Cult of personality: directors or actors

That an actor is more important than a director to 'sell' a movie to its audience is apparent from the fact that Amazon lists the name of the movie star next to a movie, not the director.

As a rule, I try to follow the work of certain directors, but seeing one of my favourite actors or actresses starring in a film is a reason in itself to see it.

For an interesting view on how directors choose their actors and what they desire from them is Catherine Breillat's 2003 highbrow and entertaining movie Sex is Comedy.

My personal favourite actors include James Spader, Jennifer Jason Leigh, James Woods, Dirk Bogarde, Michael Moriarty, Christopher Walken, Karen Black, Gérard Depardieu, Patrick Dewaere, Philippe Noiret, Bruce Dern, ...

Cult Movie Stars (1991) - Danny Peary

Cult Movie Stars sounds like a publisher's idea for a follow-up to Peary's best known books, but if it isn't in the same league as those, it's certainly worth owning. Peary deals with 750 performers, ranging from major stars like Dietrich, Davis and Bogart, to horror actors, skin-flick starlets and even British comedians (at last an American book which recognises the Sid James phenomenon, even if it does mistakenly say he was in Carry On Nurse). Certainly one can quibble about the selection criteria (De Niro is included but not Pacino; I looked in vain for Mariana Hill; and to bring the book up to date, perhaps the likes of Winona Ryder and Christian Slater should have been present) - but that would be to miss the point. This does not attempt to be a definitive reference book but an appealing dip into the world of cult stars - hence there is no attempt to provide complete filmographies, just a smattering of the stars' most interesting output.

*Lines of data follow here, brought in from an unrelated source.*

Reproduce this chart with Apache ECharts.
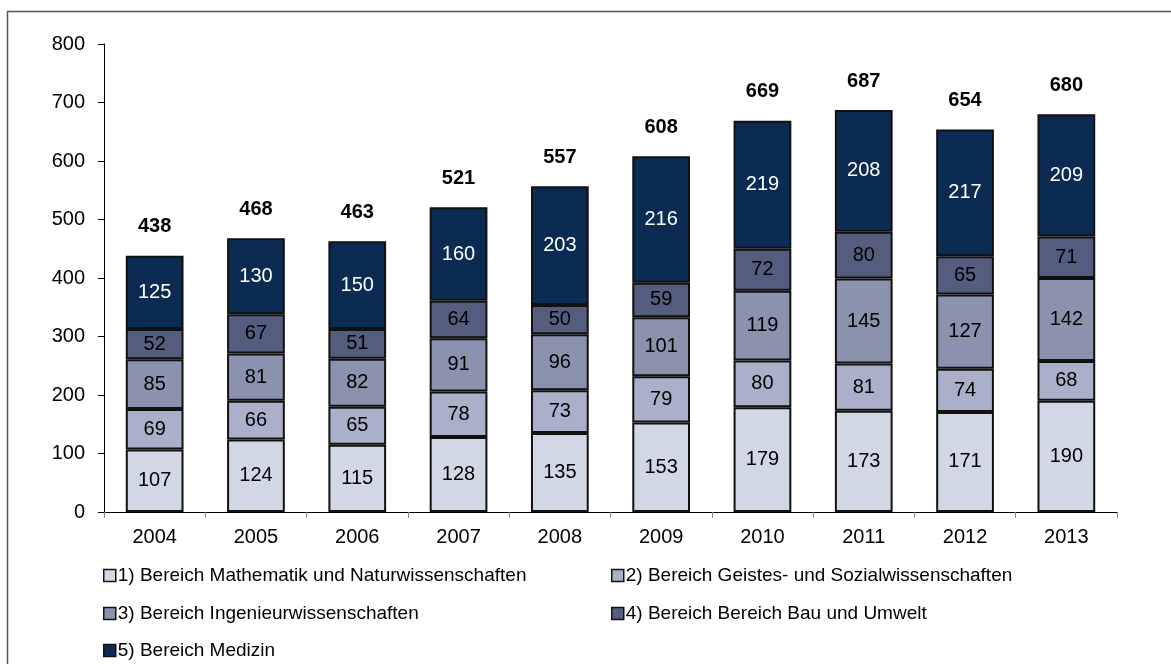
<!DOCTYPE html>
<html style="height: 100%">
<head>
  <meta charset="utf-8">
  <title>Bereiche 2004-2013</title>
</head>
<body style="height: 100%; margin: 0; background: #fff">
<div id="container" style="width: 1171px; height: 664px"></div>
<script type="text/javascript" src="https://cdn.jsdelivr.net/npm/echarts@6/dist/echarts.min.js"></script>
<script type="text/javascript">
  // Jahre
  let years = ['2004', '2005', '2006', '2007', '2008', '2009', '2010', '2011', '2012', '2013']

  // Werte je Bereich
  let mathNat = [107, 124, 115, 128, 135, 153, 179, 173, 171, 190]
  let geistSozial = [69, 66, 65, 78, 73, 79, 80, 81, 74, 68]
  let ingenieur = [85, 81, 82, 91, 96, 101, 119, 145, 127, 142]
  let bauUmwelt = [52, 67, 51, 64, 50, 59, 72, 80, 65, 71]
  let medizin = [125, 130, 150, 160, 203, 216, 219, 208, 217, 209]

  let names = [
    '1) Bereich Mathematik und Naturwissenschaften',
    '2) Bereich Geistes- und Sozialwissenschaften',
    '3) Bereich Ingenieurwissenschaften',
    '4) Bereich Bereich Bau und Umwelt',
    '5) Bereich Medizin'
  ]
  let colors = ['#d2d7e5', '#aab0c9', '#8a92ad', '#555d7e', '#0c2b53']
  let seriesData = [mathNat, geistSozial, ingenieur, bauUmwelt, medizin]

  // Summe pro Jahr
  let totals = years.map((y, i) => seriesData.reduce((s, arr) => s + arr[i], 0))

  let font = "'Liberation Sans', Arial, sans-serif"

  let series = seriesData.map((data, k) => ({
    name: names[k],
    type: 'bar',
    stack: 'all',
    barWidth: '57%',
    data: data,
    itemStyle: { color: colors[k], borderColor: '#111', borderWidth: 2 },
    label: {
      show: true,
      position: 'inside',
      fontFamily: font,
      fontSize: 20,
      color: k === 4 ? '#fff' : '#000'
    }
  }))

  // unsichtbare Serie für die Summen oben
  series.push({
    name: 'Summe',
    type: 'bar',
    stack: 'all',
    data: years.map(() => 0),
    itemStyle: { color: 'transparent' },
    label: {
      show: true,
      position: 'top',
      distance: 19,
      fontFamily: font,
      fontSize: 20,
      fontWeight: 'bold',
      color: '#000',
      formatter: p => totals[p.dataIndex]
    }
  })

  // Legende in zwei Spalten
  let legendPos = [[98, 561], [606, 561], [98, 599], [606, 599], [98, 636]]
  let legends = names.map((n, k) => ({
    data: [n],
    left: legendPos[k][0],
    top: legendPos[k][1],
    itemWidth: 12,
    itemHeight: 12,
    icon: 'rect',
    itemStyle: { borderColor: '#111', borderWidth: 1.5 },
    textStyle: { fontFamily: font, fontSize: 19, color: '#000', padding: [0, 0, 0, -3] },
    selectedMode: false
  }))

  let myChart = echarts.init(document.getElementById('container'))
  let option = {
    animation: false,
    backgroundColor: '#fff',
    grid: { left: 104, right: 54, top: 44, bottom: 152 },
    legend: legends,
    xAxis: {
      type: 'category',
      data: years,
      axisLine: { lineStyle: { color: '#000', width: 1 } },
      axisTick: { show: true, length: 6, lineStyle: { color: '#888' } },
      axisLabel: { fontFamily: font, fontSize: 20, color: '#000', margin: 15 }
    },
    yAxis: {
      type: 'value',
      min: 0,
      max: 800,
      interval: 100,
      splitLine: { show: false },
      axisLine: { show: true, lineStyle: { color: '#000', width: 1 } },
      axisTick: { show: true, length: 6, lineStyle: { color: '#000' } },
      axisLabel: { fontFamily: font, fontSize: 20, color: '#000', margin: 19 }
    },
    graphic: [{
      type: 'rect',
      shape: { x: 7.5, y: 11.5, width: 2000, height: 2000 },
      style: { fill: 'none', stroke: '#555', lineWidth: 1.5 },
      silent: true
    }],
    series: series
  }
  myChart.setOption(option, true)
</script>
</body>
</html>
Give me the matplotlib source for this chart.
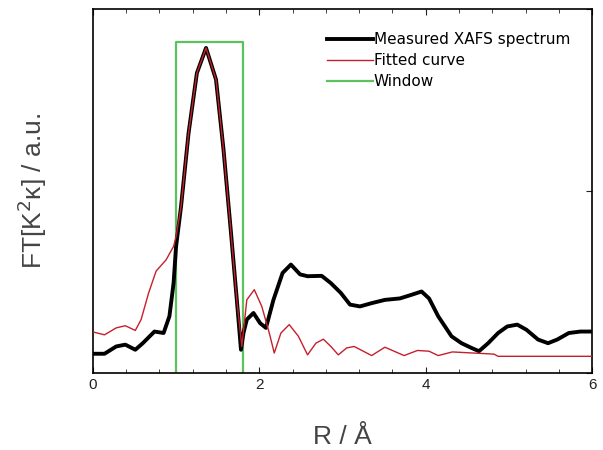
import matplotlib
matplotlib.use('Agg')
import matplotlib.pyplot as plt
from matplotlib.ticker import MultipleLocator, NullFormatter

# Measured XAFS spectrum (R in Angstrom, FT magnitude in arbitrary units)
r_meas = [0.0, 0.14, 0.28, 0.39, 0.51, 0.60, 0.74, 0.85, 0.92, 0.97, 1.00, 1.06,
          1.15, 1.25, 1.36, 1.48, 1.57, 1.66, 1.73, 1.78, 1.81, 1.85, 1.93, 2.01,
          2.08, 2.17, 2.28, 2.38, 2.49, 2.58, 2.75, 2.86, 2.98, 3.09, 3.21, 3.35,
          3.51, 3.69, 3.83, 3.95, 4.04, 4.15, 4.31, 4.43, 4.55, 4.64, 4.75, 4.87,
          4.98, 5.10, 5.21, 5.35, 5.47, 5.58, 5.72, 5.86, 6.0]
ft_meas = [0.053, 0.053, 0.073, 0.078, 0.064, 0.082, 0.114, 0.110, 0.156, 0.247,
           0.348, 0.458, 0.659, 0.824, 0.893, 0.806, 0.614, 0.385, 0.201, 0.064,
           0.110, 0.147, 0.165, 0.137, 0.124, 0.201, 0.275, 0.298, 0.271, 0.266,
           0.267, 0.247, 0.220, 0.188, 0.183, 0.192, 0.201, 0.205, 0.215, 0.224,
           0.205, 0.156, 0.101, 0.082, 0.069, 0.060, 0.082, 0.110, 0.128, 0.133,
           0.119, 0.092, 0.082, 0.092, 0.110, 0.114, 0.114]

# Fitted curve
r_fit = [0.0, 0.14, 0.28, 0.39, 0.51, 0.58, 0.67, 0.76, 0.88, 0.97, 1.00, 1.06,
         1.15, 1.25, 1.36, 1.48, 1.57, 1.66, 1.73, 1.79, 1.85, 1.94, 2.03, 2.12,
         2.18, 2.26, 2.36, 2.47, 2.58, 2.68, 2.77, 2.86, 2.95, 3.05, 3.14, 3.25,
         3.35, 3.51, 3.62, 3.74, 3.90, 4.04, 4.15, 4.32, 4.82, 4.87, 6.0]
ft_fit = [0.113, 0.105, 0.124, 0.130, 0.117, 0.147, 0.220, 0.280, 0.311, 0.348,
          0.375, 0.458, 0.659, 0.824, 0.893, 0.806, 0.614, 0.385, 0.201, 0.073,
          0.201, 0.229, 0.183, 0.110, 0.055, 0.110, 0.133, 0.101, 0.050, 0.082,
          0.093, 0.073, 0.050, 0.069, 0.073, 0.060, 0.048, 0.071, 0.060, 0.048,
          0.062, 0.060, 0.048, 0.058, 0.052, 0.046, 0.046]

# Fitting window
win_r = [1.0, 1.0, 1.81, 1.81]
win_ft = [0.0, 0.908, 0.908, 0.0]

plt.rcParams['font.family'] = ['Liberation Sans', 'DejaVu Sans']

fig = plt.figure(figsize=(6.03, 4.5), dpi=100)
ax = fig.add_axes([0.154, 0.171, 0.828, 0.809])

ax.plot(r_meas, ft_meas, color='black', linewidth=2.8, label='Measured XAFS spectrum', zorder=3)
ax.plot(r_fit, ft_fit, color='#c4202c', linewidth=1.0, label='Fitted curve', zorder=4)
ax.plot(win_r, win_ft, color='#5cc35c', linewidth=1.6, label='Window', zorder=2)

ax.set_xlim(0, 6)
ax.set_ylim(0, 1)
ax.xaxis.set_major_locator(MultipleLocator(2))
ax.xaxis.set_minor_locator(MultipleLocator(0.4))
ax.yaxis.set_major_locator(MultipleLocator(0.5))
ax.yaxis.set_major_formatter(NullFormatter())
ax.tick_params(direction='in', which='both', top=True, right=True, left=False,
               labelsize=11, colors='#222222')
ax.tick_params(which='major', length=4)
ax.tick_params(which='minor', length=3)
for s in ax.spines.values():
    s.set_linewidth(1.2)

ax.set_xlabel('R / Å', fontsize=19, color='#444444', labelpad=24)
ax.set_ylabel('FT[K$^2$κ] / a.u.', fontsize=19, color='#444444', labelpad=28)

leg = ax.legend(loc='upper right', bbox_to_anchor=(0.968, 0.953), frameon=False,
                handlelength=3.0, handletextpad=0.05, labelspacing=0.4, borderaxespad=0,
                prop={'family': 'DejaVu Sans', 'size': 11})

fig.savefig('out.png', dpi=100)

Peary writes: ‘My intention is to get movie fans to seek out particular stars and show why others are so devoted to them.’ His mini-essays succeed at this, communicating a real enthusiasm for cultural icons and obscure exploitation stars alike. His criticism is concise and full of insight - and he has a talent for useful subjective writing. Of Natalie Wood, he writes: ‘It's such a relief when Santa gets her the home she dreams about in Miracle on 34th Street, when James Dean loves her in Rebel Without a Cause ...I just wish someone was there for her in Splendor in the Grass. She was my favourite actress and, like many, I get chills when, in that picture, she almost drowns.’
Darren Slade

[Book that got me started in being interested in offbeat cinema: About movie stars and their films who developed a cult audience. Riveting read. Limited availability.]